You’re really careful about what your hands touch, what your clothes touch, about disposing of your protective gear and knowing where your cameras go and your notebooks go and your geiger counters go. And you’re careful about food, drinking iodine tablets and things like that.
How did you even get access to those areas?
I guess if you know punks it’s not hard. I have to be careful about how I answer this question (to not incriminate anyone), there’s always a way. Surprisingly Chernobyl is getting easier to access.
When you are in those spaces, in Japan and the Ukraine, did they feel similar?
There’s a kind of feeling, a really silent malice, because there’s nothing perceptibly wrong. That’s the hardest thing to get your head around. Nothing seems wrong, nothing smells or tastes or looks wrong. It takes a long time for your brain to adjust.
Is your work personal or political?
I wouldn’t say it’s necessarily political, because what interests me is working in sensitive areas. I think about conflict and I’m interested in what an artist can contribute to that dialogue that a politician, activist or a journalist can’t. For me it’s about explaining the feeling or the question without necessarily being political. Sometimes that can be really hard to separate those zones. What I’m trying to channel is communicating something personal or emotive, rather than giving an answer.
Do you see different things when you’re not searching for a solution?

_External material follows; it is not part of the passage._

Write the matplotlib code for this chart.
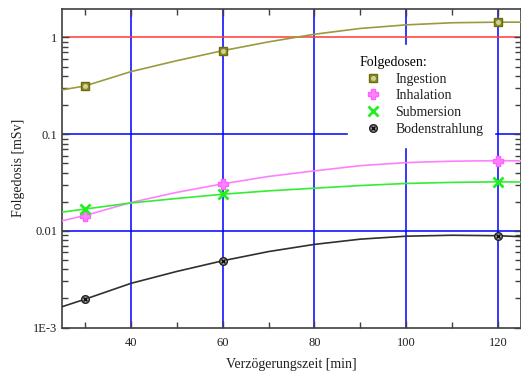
import matplotlib
matplotlib.use('Agg')
import matplotlib.pyplot as plt
from matplotlib.ticker import FixedLocator, FixedFormatter, MultipleLocator, LogLocator, NullFormatter
import numpy as np

#%% data
t_marks = [30, 60, 120]
ingestion_marks = [0.315, 0.73, 1.44]
inhalation_marks = [0.0144, 0.0306, 0.0532]
submersion_marks = [0.0168, 0.0239, 0.0321]
boden_marks = [0.00196, 0.0049, 0.0088]

t_curve = [25, 30, 40, 50, 60, 70, 80, 90, 100, 110, 120, 125]
ingestion_curve = [0.287, 0.315, 0.443, 0.575, 0.73, 0.90, 1.08, 1.24, 1.35, 1.42, 1.44, 1.44]
inhalation_curve = [0.0127, 0.0144, 0.0196, 0.0250, 0.0306, 0.0365, 0.0417, 0.0472, 0.0508, 0.0525, 0.0532, 0.0529]
submersion_curve = [0.0156, 0.0168, 0.0194, 0.0216, 0.0239, 0.0259, 0.0276, 0.0294, 0.0309, 0.0317, 0.0321, 0.0320]
boden_curve = [0.00164, 0.00196, 0.00286, 0.0038, 0.0049, 0.0061, 0.00724, 0.0082, 0.0088, 0.0090, 0.0089, 0.0087]

xticks = [40, 60, 80, 100, 120]
yticks = [1e-3, 1e-2, 1e-1, 1]
ytick_labels = ['1E-3', '0.01', '0.1', '1']

#%% figure
plt.rcParams['font.family'] = ['Liberation Serif', 'DejaVu Serif']
fig = plt.figure(figsize=(5.21, 3.74), dpi=100)
ax = fig.add_axes([62/521, 46.5/374, 459/521, 318.5/374])
ax.set_yscale('log')
ax.set_xlim(25, 125)
ax.set_ylim(1e-3, 1.97)

# grid lines
for x in xticks:
    ax.axvline(x, color='#0000ff', lw=1.1, zorder=1)
ax.axhline(0.1, color='#0000ff', lw=1.1, zorder=1)
ax.axhline(0.01, color='#0000ff', lw=1.1, zorder=1)
ax.axhline(1, color='#ff3838', lw=1.1, zorder=1)

# curves
ax.plot(t_curve, ingestion_curve, color='#9a9a40', lw=1.2, zorder=3)
ax.plot(t_curve, inhalation_curve, color='#ff80ff', lw=1.2, zorder=3)
ax.plot(t_curve, submersion_curve, color='#33ee33', lw=1.2, zorder=3)
ax.plot(t_curve, boden_curve, color='#303030', lw=1.2, zorder=3)

# markers
h1a, = ax.plot(t_marks, ingestion_marks, ls='none', marker='s', ms=6, mfc='#8f8f20', mec='#6b6b10', zorder=4)
h1b, = ax.plot(t_marks, ingestion_marks, ls='none', marker='o', ms=2.5, mfc='#d0d0a0', mec='#d0d0a0', zorder=5)
h2, = ax.plot(t_marks, inhalation_marks, ls='none', marker='P', ms=7, mfc='#ff80ff', mec='#ff60ff', zorder=4)
h3, = ax.plot(t_marks, submersion_marks, ls='none', marker='x', ms=7, mew=2, color='#22ee22', zorder=4)
h4a, = ax.plot(t_marks, boden_marks, ls='none', marker='o', ms=5.5, mfc='#a0a0a0', mec='#202020', zorder=4)
h4b, = ax.plot(t_marks, boden_marks, ls='none', marker='x', ms=3.5, mew=1, color='#101010', zorder=5)

# ticks
ax.xaxis.set_major_locator(FixedLocator(xticks))
ax.xaxis.set_minor_locator(MultipleLocator(10))
ax.yaxis.set_major_locator(FixedLocator(yticks))
ax.yaxis.set_major_formatter(FixedFormatter(ytick_labels))
ax.yaxis.set_minor_locator(LogLocator(base=10, subs=np.arange(2, 10)))
ax.yaxis.set_minor_formatter(NullFormatter())
ax.tick_params(which='both', direction='in', top=True, right=True, color='#404040',
               labelsize=9, labelcolor='#202020')
ax.tick_params(which='major', length=5, width=1)
ax.tick_params(which='minor', length=4, width=1)
ax.tick_params(axis='x', pad=7)
for s in ax.spines.values():
    s.set_color('#404040')
    s.set_linewidth(1.2)

ax.set_xlabel('Verzögerungszeit [min]', fontsize=10, color='#202020', labelpad=6)
ax.set_ylabel('Folgedosis [mSv]', fontsize=10, color='#202020', labelpad=6)

leg = ax.legend([(h1a, h1b), h2, h3, (h4a, h4b)],
                ['Ingestion', 'Inhalation', 'Submersion', 'Bodenstrahlung'],
                title='Folgedosen:', loc='upper left', bbox_to_anchor=(0.623, 0.887),
                borderaxespad=0, fontsize=10, title_fontsize=10, frameon=True, fancybox=False,
                facecolor='white', edgecolor='white', framealpha=1,
                labelspacing=0.26, handlelength=2.0, handletextpad=0.6,
                borderpad=0.8, alignment='left')
leg.set_zorder(6)
for txt in leg.get_texts():
    txt.set_color('#202020')

fig.savefig('out.png', dpi=100)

Yeah, all the work ends up being quite personal. I have this policy of eyes open, mouth shut; because you don’t know what you’re going to be struck by, you don’t know what you’re going to be moved by. It’s good to not expect anything. Now more and more working in difficult zones you realise that journalists and people on the ground already had a narrative they’re coming to shoot, or an end product — they already know it will be an eight-hundred-word essay or a three-minute clip. For me it’s important to not know what it will turn into.